我这辈子没写过什么正经文章,在博客上写这些,就是怕哪天脑子糊涂了,把这些细碎的、热腾腾的日子给忘了。生活不就是由这些零件组成的吗?一颗螺丝钉,一铲子泥土,一碗红烧肉,还有半夜那颗亮得晃眼的星星。
前两天店里来个小年轻,想买个能把木头粘在金属上的胶水。我跟他讲了半天AB胶和免钉胶的区别,讲到最后他都听愣了。其实我不是想显摆,我就是怕他弄错了,回头那木头掉下来砸着脚。
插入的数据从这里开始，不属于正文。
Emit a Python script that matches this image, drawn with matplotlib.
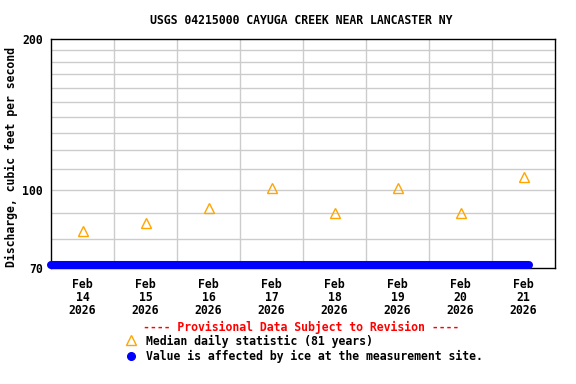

这人跟人之间,能在这个点儿碰上,说上几句关于修理的话,也是一种缘分。
阿强刚才翻了个身,脚爪抓在横杆上沙沙作响。我这杯茶也凉透了。明天还得去给北区那家老太太修篱门,那门的合页生锈得厉害,得用不少除锈剂。我得去睡了,不然明天早上起不来,那台本田引擎又该跟我闹脾气。这日子就这样,一天接着一天,只要吃嘛嘛香,能把这些琐碎事儿记下来,我就觉得这辈子没白活。
刚才忘了说,那张旧椅子的扶手处有个很小的凹痕,像是以前哪个孩子用小刀刻上去的。我没把它磨平,特意留着了。我觉得那是它以前活过的证据,要是全磨平了,它就成了没魂儿的家具了。我就喜欢这种带着印记的东西,不论是木头还是人。行了,就到这儿。